By Randi Hutter Epstein - Special to GlobalPost
Published: April 28, 2009 18:29 ET

NEW YORK — The swine flu mantra is: “rapidly evolving situation.” That’s what public health officials are saying and it means that no one knows what’s going to happen.

No one knows if it will be a gentle romp or a killer pandemic. You might as well consult a palm-reader. And that makes life neither easy nor enviable for those on the decision-making front lines.

If the experts are overly alarmist and close every public center and school, they’ll wreak havoc on day-to-day life unnecessarily, spark panic, and lose all credibility when the next epidemic strikes. If they are overly lax, the flu could spread and possibly kill — and they’ll lose all credibility when the next epidemic strikes.

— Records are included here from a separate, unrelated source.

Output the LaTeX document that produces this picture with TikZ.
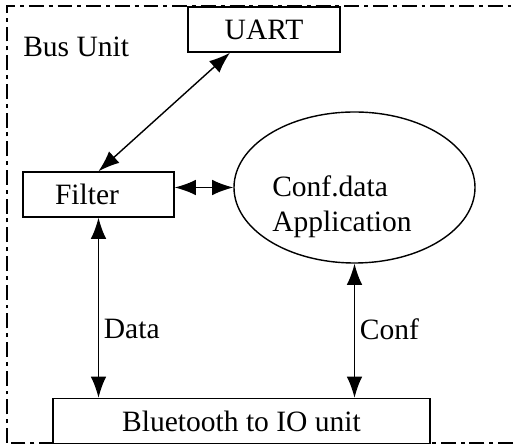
\documentclass[tikz,border=0pt]{standalone}
\usepackage{fontspec}
\setmainfont{Liberation Serif}
\usetikzlibrary{arrows.meta,shapes.geometric}
\tikzset{
  >={Latex[length=15pt,width=11pt]},
  blk/.style={draw,line width=1pt,fill=white,minimum height=1.125cm,inner sep=0pt},
  frame/.style={line width=1.4pt,dash pattern=on 10.6pt off 3.5pt on 2.8pt off 3.5pt},
  link/.style={<->,line width=1pt}
}
\begin{document}
\begin{tikzpicture}[x=1cm,y=1cm,font=\fontsize{21}{25}\selectfont]
    \useasboundingbox (0,0) rectangle (12.9,11.175);
    \draw[frame] (0.175,0.1) rectangle (13.5,11.025);
    \node[anchor=base west,inner sep=0pt] (bus) at (0.575,9.75) {Bus Unit};
    \node[blk,minimum width=3.8cm] (uart) at (6.6,10.4375) {UART};
    \node[blk,text width=2.175cm,align=left,inner xsep=0.8cm] (filter) at (2.4625,6.3125) {Filter};
    \node[ellipse,draw,line width=1pt,minimum width=6.025cm,minimum height=3.775cm,inner sep=0pt] (app) at (8.8625,6.4875) {};
    \node[anchor=north west,align=left,inner sep=0pt] (apptext) at (6.8,6.8) {Conf.data\\Application};
    \node[blk,minimum width=9.425cm] (bt) at (6.0375,0.65) {Bluetooth to IO unit};
    \draw[link] ([xshift=-0.85cm]uart.south) -- (filter.north);
    \draw[link] (filter.east |- app.west) -- (app.west);
    \draw[link] (filter.south) -- node[right,pos=0.62] (data) {Data} (filter.south |- bt.north);
    \draw[link] (app.south) -- node[right,pos=0.49] (conf) {Conf} (app.south |- bt.north);
  \end{tikzpicture}
\end{document}
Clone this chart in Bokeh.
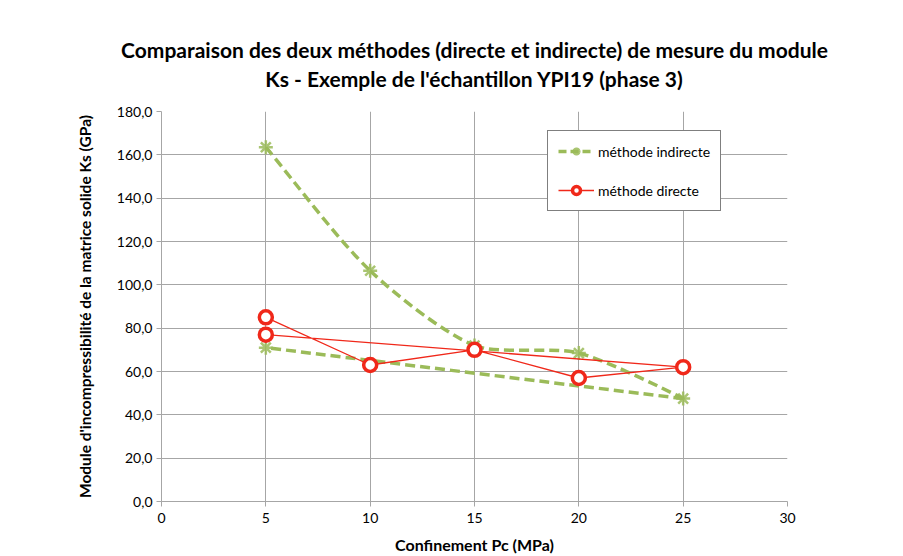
import math
from bokeh.plotting import figure
from bokeh.models import FixedTicker, Legend, LegendItem, Title, ColumnDataSource
from bokeh.embed import file_html
from bokeh.resources import INLINE

# ---- data ----
pc_indirect = [5, 10, 15, 20, 25, 5]
ks_indirect = [163.5, 106.5, 72.0, 68.5, 47.5, 71.0]
pc_direct = [5, 10, 15, 20, 25, 5]
ks_direct = [85.0, 63.0, 70.0, 57.0, 62.0, 77.0]

x_ticks = [0, 5, 10, 15, 20, 25, 30]
x_tick_labels = ["0", "5", "10", "15", "20", "25", "30"]
y_ticks = [0, 20, 40, 60, 80, 100, 120, 140, 160, 180]
y_tick_labels = ["0,0", "20,0", "40,0", "60,0", "80,0", "100,0", "120,0", "140,0", "160,0", "180,0"]

title_1 = "Comparaison des deux méthodes (directe et indirecte) de mesure du module"
title_2 = "Ks - Exemple de l'échantillon YPI19 (phase 3)"
x_label = "Confinement Pc (MPa)"
y_label = "Module d'incompressibilité de la matrice solide Ks (GPa)"
name_indirect = "méthode indirecte"
name_direct = "méthode directe"

FONT = "Lato"
GREEN = "#9BBB59"
RED = "#F0281A"
GRID = "#A6A6A6"

# aspect of the plot area (pixels per data unit), used only for curve smoothing
PX_X = 626 / 30.0
PX_Y = 391 / 180.0
TENSION = 0.28


def smooth_segments(xs, ys):
    """Bezier control points for a smoothed line (chord-weighted tangents,
    relaxed at sharp turns)."""
    n = len(xs)
    P = [(x * PX_X, y * PX_Y) for x, y in zip(xs, ys)]

    def dist(a, b):
        return math.hypot(a[0] - b[0], a[1] - b[1])

    t_out, t_in = [], []
    for i in range(n):
        prev = P[i - 1] if i > 0 else P[i]
        nxt = P[i + 1] if i < n - 1 else P[i]
        tx, ty = nxt[0] - prev[0], nxt[1] - prev[1]
        d0 = dist(prev, P[i])
        d1 = dist(P[i], nxt)
        s = d0 + d1 if d0 + d1 > 0 else 1.0
        k = 1.0
        if d0 > 0 and d1 > 0:
            ax, ay = P[i][0] - prev[0], P[i][1] - prev[1]
            bx, by = nxt[0] - P[i][0], nxt[1] - P[i][1]
            cosang = (ax * bx + ay * by) / (d0 * d1)
            k = (1.0 + cosang) / 2.0
        t_out.append((tx * d1 / s * TENSION * k, ty * d1 / s * TENSION * k))
        t_in.append((tx * d0 / s * TENSION * k, ty * d0 / s * TENSION * k))

    out = {c: [] for c in ("x0", "y0", "x1", "y1", "cx0", "cy0", "cx1", "cy1")}
    for i in range(n - 1):
        a, b = P[i], P[i + 1]
        c0 = (a[0] + t_out[i][0], a[1] + t_out[i][1])
        c1 = (b[0] - t_in[i + 1][0], b[1] - t_in[i + 1][1])
        out["x0"].append(a[0] / PX_X); out["y0"].append(a[1] / PX_Y)
        out["x1"].append(b[0] / PX_X); out["y1"].append(b[1] / PX_Y)
        out["cx0"].append(c0[0] / PX_X); out["cy0"].append(c0[1] / PX_Y)
        out["cx1"].append(c1[0] / PX_X); out["cy1"].append(c1[1] / PX_Y)
    return out


p = figure(width=903, height=556, x_range=(0, 30), y_range=(0, 180),
           output_backend="svg", toolbar_location=None,
           min_border_left=161, min_border_right=116, min_border_top=111,
           min_border_bottom=55)
p.outline_line_color = None
p.background_fill_color = "white"
p.border_fill_color = "white"

# titles (first added sits closest to the plot)
spacer = Title(text=" ", text_font=FONT, text_font_size="13px", standoff=0)
t2 = Title(text=title_2, align="center", text_font=FONT, text_font_size="21px",
           text_font_style="bold", text_color="black", standoff=5)
t1 = Title(text=title_1, align="center", text_font=FONT, text_font_size="21px",
           text_font_style="bold", text_color="black", standoff=0)
p.title = None
p.add_layout(spacer, "above")
p.add_layout(t2, "above")
p.add_layout(t1, "above")

# axes
for ax in (p.xaxis[0], p.yaxis[0]):
    ax.axis_line_color = GRID
    ax.major_tick_line_color = GRID
    ax.minor_tick_line_color = None
    ax.major_tick_in = 0
    ax.major_tick_out = 5
    ax.major_label_text_font = FONT
    ax.major_label_text_font_size = "14px"
    ax.major_label_text_color = "black"
    ax.axis_label_text_font = FONT
    ax.axis_label_text_font_style = "bold"
    ax.axis_label_text_color = "black"

p.xaxis.axis_label_text_font_size = "16px"
p.yaxis.axis_label_text_font_size = "15.5px"
p.xaxis.ticker = FixedTicker(ticks=x_ticks)
p.yaxis.ticker = FixedTicker(ticks=y_ticks)
p.xaxis.major_label_overrides = dict(zip(x_ticks, x_tick_labels))
p.yaxis.major_label_overrides = dict(zip(y_ticks, y_tick_labels))
p.xaxis.axis_label = x_label
p.yaxis.axis_label = y_label
p.xaxis.major_label_standoff = 6
p.yaxis.major_label_standoff = 4
p.xaxis.axis_label_standoff = 9
p.yaxis.axis_label_standoff = 20

p.xgrid.ticker = FixedTicker(ticks=x_ticks)
p.ygrid.ticker = FixedTicker(ticks=y_ticks)
p.grid.grid_line_color = GRID
p.grid.grid_line_width = 1

# indirect: smoothed dashed green curve
seg = ColumnDataSource(smooth_segments(pc_indirect, ks_indirect))
p.bezier(x0="x0", y0="y0", x1="x1", y1="y1", cx0="cx0", cy0="cy0",
         cx1="cx1", cy1="cy1", source=seg, line_color=GREEN, line_width=3.5,
         line_dash="10 5")
ind_star = p.scatter(pc_indirect, ks_indirect, marker="asterisk", size=14,
                     line_color=GREEN, line_width=2.5, line_alpha=0.85)
nan = float("nan")
ind_leg_line = p.line([nan, nan], [nan, nan], line_color=GREEN, line_width=3.5,
                      line_dash="8 4")

# direct: red straight line with circles
dir_line = p.line(pc_direct, ks_direct, line_color=RED, line_width=1.3)
dir_circ = p.scatter(pc_direct, ks_direct, marker="circle", size=13,
                     fill_color="white", line_color=RED, line_width=3.5)

legend = Legend(items=[
    LegendItem(label=name_indirect, renderers=[ind_leg_line, ind_star]),
    LegendItem(label=name_direct, renderers=[dir_line, dir_circ]),
], location=(386, 290))
legend.border_line_color = "black"
legend.border_line_width = 1
legend.background_fill_color = "white"
legend.background_fill_alpha = 1
legend.label_text_font = FONT
legend.label_text_font_size = "14px"
legend.label_text_color = "black"
legend.glyph_width = 36
legend.glyph_height = 20
legend.label_height = 20
legend.label_standoff = 4
legend.padding = 10
legend.spacing = 19
legend.margin = 0
p.add_layout(legend, "center")

open("out.html", "w").write(file_html(p, INLINE))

“Our decision making is influenced by two things and that is 1918 and 1976 — 1918 is the worst case and 1976 is the worst overreaction,” said Dr. Stephen F. Morse, professor of clinical epidemiology at Columbia University. He was referring first to the flu epidemic of 1918 that killed upwards of 40 million people worldwide. And secondly, he was talking about the swine flu epidemic of 1976 that some feared would be a repeat global killer prompting a mass vaccination. The epidemic never amounted to much and the vaccine was linked to several cases of Gillian-Barre syndrome, that causes temporary paralysis. Didn’t help credibility.

This week, Janet Napolitano, the U.S. secretary of the Department of Homeland Security, declared swine flu a public health emergency. That allows funds to be released to support public health efforts. The U.S. Centers for Disease Control released about a quarter of its stockpile of anti-viral drugs, personal equipment and respiratory protective devices. Both Tamiflu (oseltamivir) and Relenza (zanamivir) kill the virus. Experts warn that overusing the drugs could trigger resistant strains.

On Monday, The World Health Organization raised the public health alert to level four of six levels. That means the flu is transmitted from person to person and can cause sustained “community-level outbreaks ” with a possibility of a pandemic. Again, they cannot say for sure. A pandemic — which means its gone global not that it’s a particularly virulent — is a level 5 alert and some say the WHO is on the verge of calling it a 5.

“It’s all about wording so people will take precautions without feeling coerced,” said Dr. Howard Markel, an expert on pandemics and professor of pediatrics and history of medicine at University of Michigan.

According to the latest WHO report, there have been 79 confirmed cases and seven deaths worldwide. While Mexican authorities said the strain killed 149 people, the WHO is still investigating those deaths. The U.S. Centers for Disease Control reported 64 confirmed cases in the U.S. with no deaths. There are reports but not confirmed cases in Spain, Costa Rica, and Israel.

While predictions are no more than guess work, experts do know a lot about the flu virus. For most people, the flu causes a high fever, muscle aches and extreme fatigue. The illness is bothersome but not dangerous. It can kill those who have weak immune system — every year the flu kills about 250,000 to half a million people worldwide.